■ **GIVEN MATERIAL**

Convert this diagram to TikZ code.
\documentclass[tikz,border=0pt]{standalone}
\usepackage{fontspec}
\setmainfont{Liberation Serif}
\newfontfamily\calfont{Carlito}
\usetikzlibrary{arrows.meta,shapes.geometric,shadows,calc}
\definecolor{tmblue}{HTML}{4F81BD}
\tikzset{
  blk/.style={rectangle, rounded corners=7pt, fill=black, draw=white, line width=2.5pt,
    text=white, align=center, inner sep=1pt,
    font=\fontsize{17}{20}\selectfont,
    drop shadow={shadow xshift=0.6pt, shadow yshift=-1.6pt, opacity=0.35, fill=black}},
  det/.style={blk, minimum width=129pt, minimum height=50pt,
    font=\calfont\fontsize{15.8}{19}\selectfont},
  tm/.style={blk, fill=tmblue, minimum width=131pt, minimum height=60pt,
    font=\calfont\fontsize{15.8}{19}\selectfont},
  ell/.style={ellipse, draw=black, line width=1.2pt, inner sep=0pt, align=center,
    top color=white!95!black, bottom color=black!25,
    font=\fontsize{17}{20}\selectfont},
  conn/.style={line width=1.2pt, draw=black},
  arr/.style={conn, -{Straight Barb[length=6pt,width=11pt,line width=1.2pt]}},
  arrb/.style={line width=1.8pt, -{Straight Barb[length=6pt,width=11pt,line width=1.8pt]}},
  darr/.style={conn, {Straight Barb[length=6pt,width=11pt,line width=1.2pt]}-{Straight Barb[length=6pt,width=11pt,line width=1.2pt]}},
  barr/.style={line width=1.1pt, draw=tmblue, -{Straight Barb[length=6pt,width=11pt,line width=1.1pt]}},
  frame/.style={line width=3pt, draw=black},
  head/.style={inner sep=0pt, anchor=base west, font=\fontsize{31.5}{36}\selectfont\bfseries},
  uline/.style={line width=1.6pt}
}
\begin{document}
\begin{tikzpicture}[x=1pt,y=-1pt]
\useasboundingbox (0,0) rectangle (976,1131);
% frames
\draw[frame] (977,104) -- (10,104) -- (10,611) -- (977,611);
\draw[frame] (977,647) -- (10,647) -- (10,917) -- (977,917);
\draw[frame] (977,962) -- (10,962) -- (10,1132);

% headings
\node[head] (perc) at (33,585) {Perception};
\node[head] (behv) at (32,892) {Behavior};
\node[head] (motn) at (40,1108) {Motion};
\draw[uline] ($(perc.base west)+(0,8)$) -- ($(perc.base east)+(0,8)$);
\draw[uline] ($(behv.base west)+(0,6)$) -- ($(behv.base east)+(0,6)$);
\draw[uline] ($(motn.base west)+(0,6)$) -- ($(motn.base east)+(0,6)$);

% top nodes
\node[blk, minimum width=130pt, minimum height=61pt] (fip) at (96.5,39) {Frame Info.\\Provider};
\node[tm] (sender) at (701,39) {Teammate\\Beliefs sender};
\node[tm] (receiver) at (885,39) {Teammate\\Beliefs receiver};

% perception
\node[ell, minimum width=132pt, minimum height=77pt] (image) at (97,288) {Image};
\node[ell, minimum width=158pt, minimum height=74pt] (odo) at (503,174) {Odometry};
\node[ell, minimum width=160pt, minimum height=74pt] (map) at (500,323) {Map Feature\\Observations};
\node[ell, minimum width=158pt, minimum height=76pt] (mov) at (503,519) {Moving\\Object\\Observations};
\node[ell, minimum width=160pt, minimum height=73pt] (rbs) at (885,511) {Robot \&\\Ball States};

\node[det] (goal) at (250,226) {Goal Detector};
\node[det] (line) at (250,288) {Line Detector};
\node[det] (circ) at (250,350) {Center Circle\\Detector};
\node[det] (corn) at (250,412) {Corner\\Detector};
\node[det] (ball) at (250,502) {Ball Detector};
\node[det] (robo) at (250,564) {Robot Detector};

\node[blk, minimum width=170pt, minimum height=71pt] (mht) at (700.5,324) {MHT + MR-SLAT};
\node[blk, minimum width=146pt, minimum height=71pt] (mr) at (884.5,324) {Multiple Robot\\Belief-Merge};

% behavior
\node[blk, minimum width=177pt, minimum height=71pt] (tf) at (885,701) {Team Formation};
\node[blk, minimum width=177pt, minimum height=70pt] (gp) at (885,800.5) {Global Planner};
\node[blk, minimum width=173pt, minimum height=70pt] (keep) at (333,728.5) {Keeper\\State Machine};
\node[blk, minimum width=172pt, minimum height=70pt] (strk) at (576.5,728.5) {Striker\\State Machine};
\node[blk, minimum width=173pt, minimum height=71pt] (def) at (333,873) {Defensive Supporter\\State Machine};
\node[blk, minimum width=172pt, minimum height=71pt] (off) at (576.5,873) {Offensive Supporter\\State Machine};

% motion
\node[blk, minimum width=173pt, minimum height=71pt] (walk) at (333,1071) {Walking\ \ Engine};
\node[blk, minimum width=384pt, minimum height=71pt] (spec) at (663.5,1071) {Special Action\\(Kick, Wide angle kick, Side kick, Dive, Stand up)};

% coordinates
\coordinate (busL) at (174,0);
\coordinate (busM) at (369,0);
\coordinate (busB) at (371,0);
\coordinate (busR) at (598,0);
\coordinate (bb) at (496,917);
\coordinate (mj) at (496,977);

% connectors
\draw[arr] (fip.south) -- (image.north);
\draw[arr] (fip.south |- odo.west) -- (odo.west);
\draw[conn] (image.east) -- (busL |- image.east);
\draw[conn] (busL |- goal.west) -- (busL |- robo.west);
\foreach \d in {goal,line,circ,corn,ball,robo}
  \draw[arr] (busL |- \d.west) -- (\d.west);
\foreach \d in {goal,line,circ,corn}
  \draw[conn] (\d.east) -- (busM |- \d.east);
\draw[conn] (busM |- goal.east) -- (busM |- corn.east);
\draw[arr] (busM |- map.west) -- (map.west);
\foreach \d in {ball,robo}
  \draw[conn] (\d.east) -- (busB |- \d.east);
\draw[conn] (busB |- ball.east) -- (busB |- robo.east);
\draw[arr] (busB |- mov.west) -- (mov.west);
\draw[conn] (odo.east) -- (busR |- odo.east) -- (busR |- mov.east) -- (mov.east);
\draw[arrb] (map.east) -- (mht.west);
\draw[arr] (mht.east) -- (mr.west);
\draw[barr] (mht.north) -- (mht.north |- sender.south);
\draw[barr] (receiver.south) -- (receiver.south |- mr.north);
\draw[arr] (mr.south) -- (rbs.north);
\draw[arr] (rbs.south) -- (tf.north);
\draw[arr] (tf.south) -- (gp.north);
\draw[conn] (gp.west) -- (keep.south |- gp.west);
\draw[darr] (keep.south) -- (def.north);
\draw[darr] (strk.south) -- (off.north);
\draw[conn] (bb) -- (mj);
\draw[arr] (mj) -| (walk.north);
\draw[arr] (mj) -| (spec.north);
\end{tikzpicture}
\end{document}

■ **EXERCISE AIM**
Repeat the data precisely, line by line.

■ **OUTPUT FOR THIS TASK**
Convert this diagram to TikZ code.
\documentclass[tikz,border=0pt]{standalone}
\usepackage{fontspec}
\setmainfont{Liberation Serif}
\newfontfamily\calfont{Carlito}
\usetikzlibrary{arrows.meta,shapes.geometric,shadows,calc}
\definecolor{tmblue}{HTML}{4F81BD}
\tikzset{
  blk/.style={rectangle, rounded corners=7pt, fill=black, draw=white, line width=2.5pt,
    text=white, align=center, inner sep=1pt,
    font=\fontsize{17}{20}\selectfont,
    drop shadow={shadow xshift=0.6pt, shadow yshift=-1.6pt, opacity=0.35, fill=black}},
  det/.style={blk, minimum width=129pt, minimum height=50pt,
    font=\calfont\fontsize{15.8}{19}\selectfont},
  tm/.style={blk, fill=tmblue, minimum width=131pt, minimum height=60pt,
    font=\calfont\fontsize{15.8}{19}\selectfont},
  ell/.style={ellipse, draw=black, line width=1.2pt, inner sep=0pt, align=center,
    top color=white!95!black, bottom color=black!25,
    font=\fontsize{17}{20}\selectfont},
  conn/.style={line width=1.2pt, draw=black},
  arr/.style={conn, -{Straight Barb[length=6pt,width=11pt,line width=1.2pt]}},
  arrb/.style={line width=1.8pt, -{Straight Barb[length=6pt,width=11pt,line width=1.8pt]}},
  darr/.style={conn, {Straight Barb[length=6pt,width=11pt,line width=1.2pt]}-{Straight Barb[length=6pt,width=11pt,line width=1.2pt]}},
  barr/.style={line width=1.1pt, draw=tmblue, -{Straight Barb[length=6pt,width=11pt,line width=1.1pt]}},
  frame/.style={line width=3pt, draw=black},
  head/.style={inner sep=0pt, anchor=base west, font=\fontsize{31.5}{36}\selectfont\bfseries},
  uline/.style={line width=1.6pt}
}
\begin{document}
\begin{tikzpicture}[x=1pt,y=-1pt]
\useasboundingbox (0,0) rectangle (976,1131);
% frames
\draw[frame] (977,104) -- (10,104) -- (10,611) -- (977,611);
\draw[frame] (977,647) -- (10,647) -- (10,917) -- (977,917);
\draw[frame] (977,962) -- (10,962) -- (10,1132);

% headings
\node[head] (perc) at (33,585) {Perception};
\node[head] (behv) at (32,892) {Behavior};
\node[head] (motn) at (40,1108) {Motion};
\draw[uline] ($(perc.base west)+(0,8)$) -- ($(perc.base east)+(0,8)$);
\draw[uline] ($(behv.base west)+(0,6)$) -- ($(behv.base east)+(0,6)$);
\draw[uline] ($(motn.base west)+(0,6)$) -- ($(motn.base east)+(0,6)$);

% top nodes
\node[blk, minimum width=130pt, minimum height=61pt] (fip) at (96.5,39) {Frame Info.\\Provider};
\node[tm] (sender) at (701,39) {Teammate\\Beliefs sender};
\node[tm] (receiver) at (885,39) {Teammate\\Beliefs receiver};

% perception
\node[ell, minimum width=132pt, minimum height=77pt] (image) at (97,288) {Image};
\node[ell, minimum width=158pt, minimum height=74pt] (odo) at (503,174) {Odometry};
\node[ell, minimum width=160pt, minimum height=74pt] (map) at (500,323) {Map Feature\\Observations};
\node[ell, minimum width=158pt, minimum height=76pt] (mov) at (503,519) {Moving\\Object\\Observations};
\node[ell, minimum width=160pt, minimum height=73pt] (rbs) at (885,511) {Robot \&\\Ball States};

\node[det] (goal) at (250,226) {Goal Detector};
\node[det] (line) at (250,288) {Line Detector};
\node[det] (circ) at (250,350) {Center Circle\\Detector};
\node[det] (corn) at (250,412) {Corner\\Detector};
\node[det] (ball) at (250,502) {Ball Detector};
\node[det] (robo) at (250,564) {Robot Detector};

\node[blk, minimum width=170pt, minimum height=71pt] (mht) at (700.5,324) {MHT + MR-SLAT};
\node[blk, minimum width=146pt, minimum height=71pt] (mr) at (884.5,324) {Multiple Robot\\Belief-Merge};

% behavior
\node[blk, minimum width=177pt, minimum height=71pt] (tf) at (885,701) {Team Formation};
\node[blk, minimum width=177pt, minimum height=70pt] (gp) at (885,800.5) {Global Planner};
\node[blk, minimum width=173pt, minimum height=70pt] (keep) at (333,728.5) {Keeper\\State Machine};
\node[blk, minimum width=172pt, minimum height=70pt] (strk) at (576.5,728.5) {Striker\\State Machine};
\node[blk, minimum width=173pt, minimum height=71pt] (def) at (333,873) {Defensive Supporter\\State Machine};
\node[blk, minimum width=172pt, minimum height=71pt] (off) at (576.5,873) {Offensive Supporter\\State Machine};

% motion
\node[blk, minimum width=173pt, minimum height=71pt] (walk) at (333,1071) {Walking\ \ Engine};
\node[blk, minimum width=384pt, minimum height=71pt] (spec) at (663.5,1071) {Special Action\\(Kick, Wide angle kick, Side kick, Dive, Stand up)};

% coordinates
\coordinate (busL) at (174,0);
\coordinate (busM) at (369,0);
\coordinate (busB) at (371,0);
\coordinate (busR) at (598,0);
\coordinate (bb) at (496,917);
\coordinate (mj) at (496,977);

% connectors
\draw[arr] (fip.south) -- (image.north);
\draw[arr] (fip.south |- odo.west) -- (odo.west);
\draw[conn] (image.east) -- (busL |- image.east);
\draw[conn] (busL |- goal.west) -- (busL |- robo.west);
\foreach \d in {goal,line,circ,corn,ball,robo}
  \draw[arr] (busL |- \d.west) -- (\d.west);
\foreach \d in {goal,line,circ,corn}
  \draw[conn] (\d.east) -- (busM |- \d.east);
\draw[conn] (busM |- goal.east) -- (busM |- corn.east);
\draw[arr] (busM |- map.west) -- (map.west);
\foreach \d in {ball,robo}
  \draw[conn] (\d.east) -- (busB |- \d.east);
\draw[conn] (busB |- ball.east) -- (busB |- robo.east);
\draw[arr] (busB |- mov.west) -- (mov.west);
\draw[conn] (odo.east) -- (busR |- odo.east) -- (busR |- mov.east) -- (mov.east);
\draw[arrb] (map.east) -- (mht.west);
\draw[arr] (mht.east) -- (mr.west);
\draw[barr] (mht.north) -- (mht.north |- sender.south);
\draw[barr] (receiver.south) -- (receiver.south |- mr.north);
\draw[arr] (mr.south) -- (rbs.north);
\draw[arr] (rbs.south) -- (tf.north);
\draw[arr] (tf.south) -- (gp.north);
\draw[conn] (gp.west) -- (keep.south |- gp.west);
\draw[darr] (keep.south) -- (def.north);
\draw[darr] (strk.south) -- (off.north);
\draw[conn] (bb) -- (mj);
\draw[arr] (mj) -| (walk.north);
\draw[arr] (mj) -| (spec.north);
\end{tikzpicture}
\end{document}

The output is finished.